- [Exercise objective]: Omit all images. Write out the rest of the material exactly.

◆ ◆ ◆ ◆

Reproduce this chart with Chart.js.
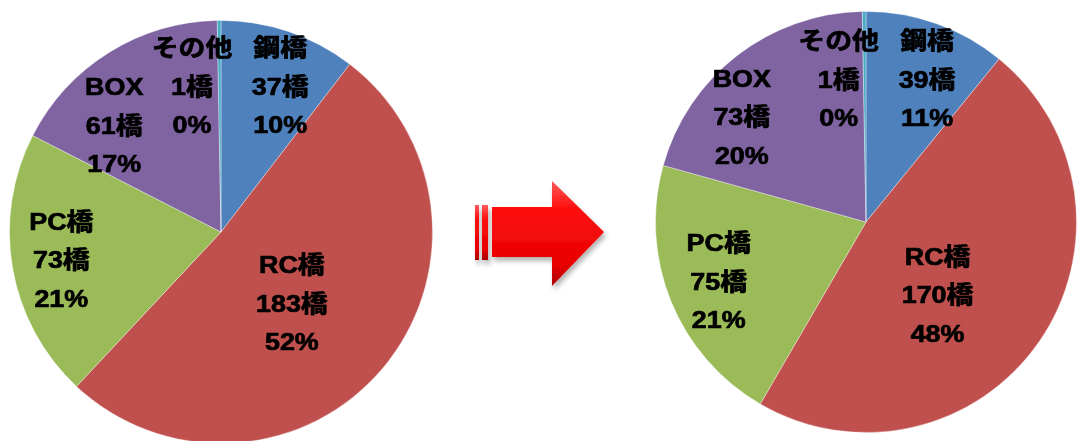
<!DOCTYPE html>
<html lang="ja">
<head>
<meta charset="utf-8">
<script src="https://cdn.jsdelivr.net/npm/chart.js@4/dist/chart.umd.min.js"></script>
<style>
  html, body { margin: 0; padding: 0; background: #fff; }
  body { width: 1077px; height: 441px; position: relative; overflow: hidden; }
  canvas { position: absolute; }
  #antes { left: 9px; top: 20px; }
  #despues { left: 655px; top: 11px; }
  #flecha { position: absolute; left: 470px; top: 176px; }
</style>
</head>
<body>
<canvas id="antes" width="424" height="424"></canvas>
<canvas id="despues" width="422" height="422"></canvas>

<svg id="flecha" width="145" height="120" viewBox="470 176 145 120">
  <defs>
    <linearGradient id="rojo" x1="0" y1="0" x2="0" y2="1">
      <stop offset="0" stop-color="#ff5a5a"/>
      <stop offset="0.25" stop-color="#ff1010"/>
      <stop offset="0.8" stop-color="#e80000"/>
      <stop offset="1" stop-color="#a80000"/>
    </linearGradient>
    <filter id="sombra" x="-10%" y="-10%" width="130%" height="140%">
      <feDropShadow dx="2" dy="4" stdDeviation="2.5" flood-color="#000" flood-opacity="0.3"/>
    </filter>
  </defs>
  <g filter="url(#sombra)" fill="url(#rojo)">
    <rect x="475" y="205" width="4" height="55"/>
    <rect x="482" y="205" width="6" height="55"/>
    <polygon points="492,207 552,207 552,181 604,232 552,286 552,257 492,257"/>
  </g>
</svg>

<script>
// datos de los dos años
const categorias = ["鋼橋", "RC橋", "PC橋", "BOX", "その他"];
const puentesAntes = [37, 183, 73, 61, 1];
const puentesDespues = [39, 170, 75, 73, 1];
const colores = ["#4F81BD", "#C0504D", "#9BBB59", "#8064A2", "#4BACC6"];

// posición de cada etiqueta, en fracciones del radio desde el centro
const posAntes = [[0.28, -0.68], [0.335, 0.345], [-0.755, 0.14], [-0.505, -0.495], [-0.137, -0.68]];
const posDespues = [[0.29, -0.67], [0.34, 0.355], [-0.70, 0.29], [-0.59, -0.49], [-0.13, -0.67]];

// porcentajes enteros que suman 100 (resto mayor, como Excel)
function porcentajes(valores) {
  const total = valores.reduce((a, b) => a + b, 0);
  const exactos = valores.map(v => v / total * 100);
  const enteros = exactos.map(Math.floor);
  let falta = 100 - enteros.reduce((a, b) => a + b, 0);
  const orden = exactos
    .map((v, i) => [v - Math.floor(v), i])
    .sort((a, b) => b[0] - a[0]);
  for (let k = 0; k < falta; k++) enteros[orden[k][1]]++;
  return enteros;
}

const etiquetas = {
  id: "etiquetas",
  afterDatasetsDraw(chart, args, opts) {
    const ctx = chart.ctx;
    const valores = chart.data.datasets[0].data;
    const pct = porcentajes(valores);
    const arcos = chart.getDatasetMeta(0).data;

    ctx.save();
    ctx.fillStyle = "#000";
    ctx.strokeStyle = "#000";
    ctx.lineWidth = 0.7;
    ctx.font = 'bold 24px "Liberation Sans", "Noto Sans CJK JP", sans-serif';
    ctx.textAlign = "center";
    ctx.textBaseline = "middle";

    arcos.forEach((arco, i) => {
      const r = arco.outerRadius;
      const x = arco.x + opts.pos[i][0] * r;
      const y = arco.y + opts.pos[i][1] * r;
      const lineas = [
        chart.data.labels[i],
        valores[i] + "橋",
        pct[i] + "%"
      ];
      lineas.forEach((texto, j) => {
        ctx.save();
        ctx.translate(x, y + (j - 1) * 38.5);
        ctx.scale(1.12, 1);
        ctx.fillText(texto, 0, 0);
        ctx.strokeText(texto, 0, 0);
        ctx.restore();
      });
    });
    ctx.restore();
  }
};

function crearPastel(id, valores, pos) {
  return new Chart(document.getElementById(id), {
    type: "pie",
    data: {
      labels: categorias,
      datasets: [{
        data: valores,
        backgroundColor: colores,
        borderColor: "rgba(255,255,255,0.35)",
        borderWidth: 1
      }]
    },
    options: {
      responsive: false,
      animation: false,
      layout: { padding: 0 },
      plugins: {
        legend: { display: false },
        tooltip: { enabled: false },
        etiquetas: { pos: pos }
      }
    },
    plugins: [etiquetas]
  });
}

crearPastel("antes", puentesAntes, posAntes);
crearPastel("despues", puentesDespues, posDespues);
</script>
</body>
</html>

◆ ◆ ◆ ◆

- [Solution to the exercise]:
Reproduce this chart with Chart.js.
<!DOCTYPE html>
<html lang="ja">
<head>
<meta charset="utf-8">
<script src="https://cdn.jsdelivr.net/npm/chart.js@4/dist/chart.umd.min.js"></script>
<style>
  html, body { margin: 0; padding: 0; background: #fff; }
  body { width: 1077px; height: 441px; position: relative; overflow: hidden; }
  canvas { position: absolute; }
  #antes { left: 9px; top: 20px; }
  #despues { left: 655px; top: 11px; }
  #flecha { position: absolute; left: 470px; top: 176px; }
</style>
</head>
<body>
<canvas id="antes" width="424" height="424"></canvas>
<canvas id="despues" width="422" height="422"></canvas>

<svg id="flecha" width="145" height="120" viewBox="470 176 145 120">
  <defs>
    <linearGradient id="rojo" x1="0" y1="0" x2="0" y2="1">
      <stop offset="0" stop-color="#ff5a5a"/>
      <stop offset="0.25" stop-color="#ff1010"/>
      <stop offset="0.8" stop-color="#e80000"/>
      <stop offset="1" stop-color="#a80000"/>
    </linearGradient>
    <filter id="sombra" x="-10%" y="-10%" width="130%" height="140%">
      <feDropShadow dx="2" dy="4" stdDeviation="2.5" flood-color="#000" flood-opacity="0.3"/>
    </filter>
  </defs>
  <g filter="url(#sombra)" fill="url(#rojo)">
    <rect x="475" y="205" width="4" height="55"/>
    <rect x="482" y="205" width="6" height="55"/>
    <polygon points="492,207 552,207 552,181 604,232 552,286 552,257 492,257"/>
  </g>
</svg>

<script>
// datos de los dos años
const categorias = ["鋼橋", "RC橋", "PC橋", "BOX", "その他"];
const puentesAntes = [37, 183, 73, 61, 1];
const puentesDespues = [39, 170, 75, 73, 1];
const colores = ["#4F81BD", "#C0504D", "#9BBB59", "#8064A2", "#4BACC6"];

// posición de cada etiqueta, en fracciones del radio desde el centro
const posAntes = [[0.28, -0.68], [0.335, 0.345], [-0.755, 0.14], [-0.505, -0.495], [-0.137, -0.68]];
const posDespues = [[0.29, -0.67], [0.34, 0.355], [-0.70, 0.29], [-0.59, -0.49], [-0.13, -0.67]];

// porcentajes enteros que suman 100 (resto mayor, como Excel)
function porcentajes(valores) {
  const total = valores.reduce((a, b) => a + b, 0);
  const exactos = valores.map(v => v / total * 100);
  const enteros = exactos.map(Math.floor);
  let falta = 100 - enteros.reduce((a, b) => a + b, 0);
  const orden = exactos
    .map((v, i) => [v - Math.floor(v), i])
    .sort((a, b) => b[0] - a[0]);
  for (let k = 0; k < falta; k++) enteros[orden[k][1]]++;
  return enteros;
}

const etiquetas = {
  id: "etiquetas",
  afterDatasetsDraw(chart, args, opts) {
    const ctx = chart.ctx;
    const valores = chart.data.datasets[0].data;
    const pct = porcentajes(valores);
    const arcos = chart.getDatasetMeta(0).data;

    ctx.save();
    ctx.fillStyle = "#000";
    ctx.strokeStyle = "#000";
    ctx.lineWidth = 0.7;
    ctx.font = 'bold 24px "Liberation Sans", "Noto Sans CJK JP", sans-serif';
    ctx.textAlign = "center";
    ctx.textBaseline = "middle";

    arcos.forEach((arco, i) => {
      const r = arco.outerRadius;
      const x = arco.x + opts.pos[i][0] * r;
      const y = arco.y + opts.pos[i][1] * r;
      const lineas = [
        chart.data.labels[i],
        valores[i] + "橋",
        pct[i] + "%"
      ];
      lineas.forEach((texto, j) => {
        ctx.save();
        ctx.translate(x, y + (j - 1) * 38.5);
        ctx.scale(1.12, 1);
        ctx.fillText(texto, 0, 0);
        ctx.strokeText(texto, 0, 0);
        ctx.restore();
      });
    });
    ctx.restore();
  }
};

function crearPastel(id, valores, pos) {
  return new Chart(document.getElementById(id), {
    type: "pie",
    data: {
      labels: categorias,
      datasets: [{
        data: valores,
        backgroundColor: colores,
        borderColor: "rgba(255,255,255,0.35)",
        borderWidth: 1
      }]
    },
    options: {
      responsive: false,
      animation: false,
      layout: { padding: 0 },
      plugins: {
        legend: { display: false },
        tooltip: { enabled: false },
        etiquetas: { pos: pos }
      }
    },
    plugins: [etiquetas]
  });
}

crearPastel("antes", puentesAntes, posAntes);
crearPastel("despues", puentesDespues, posDespues);
</script>
</body>
</html>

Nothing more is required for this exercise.